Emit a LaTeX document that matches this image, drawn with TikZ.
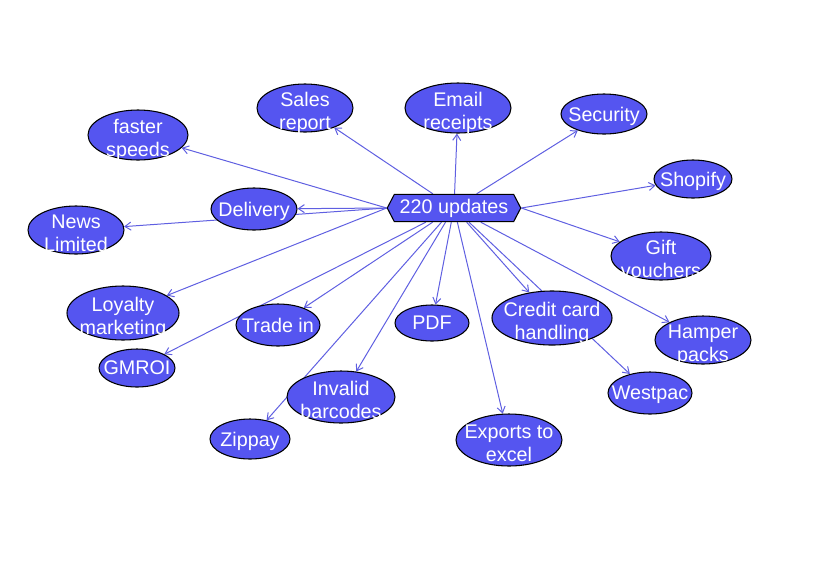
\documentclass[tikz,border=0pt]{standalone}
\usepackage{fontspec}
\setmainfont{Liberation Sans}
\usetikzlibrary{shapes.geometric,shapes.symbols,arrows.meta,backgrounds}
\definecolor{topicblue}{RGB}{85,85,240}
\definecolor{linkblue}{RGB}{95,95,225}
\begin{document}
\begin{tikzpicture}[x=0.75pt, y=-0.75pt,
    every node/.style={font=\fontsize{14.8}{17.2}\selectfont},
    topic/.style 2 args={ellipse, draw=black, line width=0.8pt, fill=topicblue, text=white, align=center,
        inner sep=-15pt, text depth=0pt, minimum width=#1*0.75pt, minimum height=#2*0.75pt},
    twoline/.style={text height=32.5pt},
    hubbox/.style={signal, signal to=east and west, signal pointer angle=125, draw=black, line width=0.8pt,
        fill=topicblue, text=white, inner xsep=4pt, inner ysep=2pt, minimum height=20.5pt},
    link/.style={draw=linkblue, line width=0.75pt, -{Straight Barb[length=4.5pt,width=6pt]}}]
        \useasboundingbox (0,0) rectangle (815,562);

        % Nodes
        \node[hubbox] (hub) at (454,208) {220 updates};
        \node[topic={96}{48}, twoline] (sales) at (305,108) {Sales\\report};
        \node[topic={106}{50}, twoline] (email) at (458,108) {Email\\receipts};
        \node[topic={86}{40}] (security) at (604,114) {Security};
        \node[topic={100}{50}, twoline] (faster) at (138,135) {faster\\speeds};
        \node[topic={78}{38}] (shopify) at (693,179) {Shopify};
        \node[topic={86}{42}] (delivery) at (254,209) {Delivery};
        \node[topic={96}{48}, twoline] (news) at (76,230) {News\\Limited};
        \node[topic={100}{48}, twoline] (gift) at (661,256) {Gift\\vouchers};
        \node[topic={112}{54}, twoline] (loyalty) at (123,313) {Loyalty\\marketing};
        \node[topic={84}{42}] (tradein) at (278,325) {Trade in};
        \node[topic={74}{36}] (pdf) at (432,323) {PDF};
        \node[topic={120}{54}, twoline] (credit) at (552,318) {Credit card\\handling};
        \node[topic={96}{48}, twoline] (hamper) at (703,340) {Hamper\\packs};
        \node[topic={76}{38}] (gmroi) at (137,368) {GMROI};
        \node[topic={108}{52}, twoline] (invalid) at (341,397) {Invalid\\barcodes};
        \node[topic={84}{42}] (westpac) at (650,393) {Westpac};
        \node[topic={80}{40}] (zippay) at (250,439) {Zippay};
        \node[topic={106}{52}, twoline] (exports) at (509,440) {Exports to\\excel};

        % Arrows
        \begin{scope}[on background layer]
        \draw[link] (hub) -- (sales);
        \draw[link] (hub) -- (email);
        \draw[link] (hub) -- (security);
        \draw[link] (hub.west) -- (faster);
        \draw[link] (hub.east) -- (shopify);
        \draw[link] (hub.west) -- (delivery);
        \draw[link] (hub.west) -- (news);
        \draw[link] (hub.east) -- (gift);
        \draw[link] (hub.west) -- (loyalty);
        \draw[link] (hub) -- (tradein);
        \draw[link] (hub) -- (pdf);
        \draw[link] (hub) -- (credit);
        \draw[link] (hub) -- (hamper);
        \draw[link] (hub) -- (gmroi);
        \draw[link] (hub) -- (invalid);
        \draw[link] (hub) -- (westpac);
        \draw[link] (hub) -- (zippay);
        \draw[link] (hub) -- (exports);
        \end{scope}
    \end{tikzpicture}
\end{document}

———

#### The problem:
Repeat verbatim all the material, but not the pictures.

#### Solved problem:
Emit a LaTeX document that matches this image, drawn with TikZ.
\documentclass[tikz,border=0pt]{standalone}
\usepackage{fontspec}
\setmainfont{Liberation Sans}
\usetikzlibrary{shapes.geometric,shapes.symbols,arrows.meta,backgrounds}
\definecolor{topicblue}{RGB}{85,85,240}
\definecolor{linkblue}{RGB}{95,95,225}
\begin{document}
\begin{tikzpicture}[x=0.75pt, y=-0.75pt,
    every node/.style={font=\fontsize{14.8}{17.2}\selectfont},
    topic/.style 2 args={ellipse, draw=black, line width=0.8pt, fill=topicblue, text=white, align=center,
        inner sep=-15pt, text depth=0pt, minimum width=#1*0.75pt, minimum height=#2*0.75pt},
    twoline/.style={text height=32.5pt},
    hubbox/.style={signal, signal to=east and west, signal pointer angle=125, draw=black, line width=0.8pt,
        fill=topicblue, text=white, inner xsep=4pt, inner ysep=2pt, minimum height=20.5pt},
    link/.style={draw=linkblue, line width=0.75pt, -{Straight Barb[length=4.5pt,width=6pt]}}]
        \useasboundingbox (0,0) rectangle (815,562);

        % Nodes
        \node[hubbox] (hub) at (454,208) {220 updates};
        \node[topic={96}{48}, twoline] (sales) at (305,108) {Sales\\report};
        \node[topic={106}{50}, twoline] (email) at (458,108) {Email\\receipts};
        \node[topic={86}{40}] (security) at (604,114) {Security};
        \node[topic={100}{50}, twoline] (faster) at (138,135) {faster\\speeds};
        \node[topic={78}{38}] (shopify) at (693,179) {Shopify};
        \node[topic={86}{42}] (delivery) at (254,209) {Delivery};
        \node[topic={96}{48}, twoline] (news) at (76,230) {News\\Limited};
        \node[topic={100}{48}, twoline] (gift) at (661,256) {Gift\\vouchers};
        \node[topic={112}{54}, twoline] (loyalty) at (123,313) {Loyalty\\marketing};
        \node[topic={84}{42}] (tradein) at (278,325) {Trade in};
        \node[topic={74}{36}] (pdf) at (432,323) {PDF};
        \node[topic={120}{54}, twoline] (credit) at (552,318) {Credit card\\handling};
        \node[topic={96}{48}, twoline] (hamper) at (703,340) {Hamper\\packs};
        \node[topic={76}{38}] (gmroi) at (137,368) {GMROI};
        \node[topic={108}{52}, twoline] (invalid) at (341,397) {Invalid\\barcodes};
        \node[topic={84}{42}] (westpac) at (650,393) {Westpac};
        \node[topic={80}{40}] (zippay) at (250,439) {Zippay};
        \node[topic={106}{52}, twoline] (exports) at (509,440) {Exports to\\excel};

        % Arrows
        \begin{scope}[on background layer]
        \draw[link] (hub) -- (sales);
        \draw[link] (hub) -- (email);
        \draw[link] (hub) -- (security);
        \draw[link] (hub.west) -- (faster);
        \draw[link] (hub.east) -- (shopify);
        \draw[link] (hub.west) -- (delivery);
        \draw[link] (hub.west) -- (news);
        \draw[link] (hub.east) -- (gift);
        \draw[link] (hub.west) -- (loyalty);
        \draw[link] (hub) -- (tradein);
        \draw[link] (hub) -- (pdf);
        \draw[link] (hub) -- (credit);
        \draw[link] (hub) -- (hamper);
        \draw[link] (hub) -- (gmroi);
        \draw[link] (hub) -- (invalid);
        \draw[link] (hub) -- (westpac);
        \draw[link] (hub) -- (zippay);
        \draw[link] (hub) -- (exports);
        \end{scope}
    \end{tikzpicture}
\end{document}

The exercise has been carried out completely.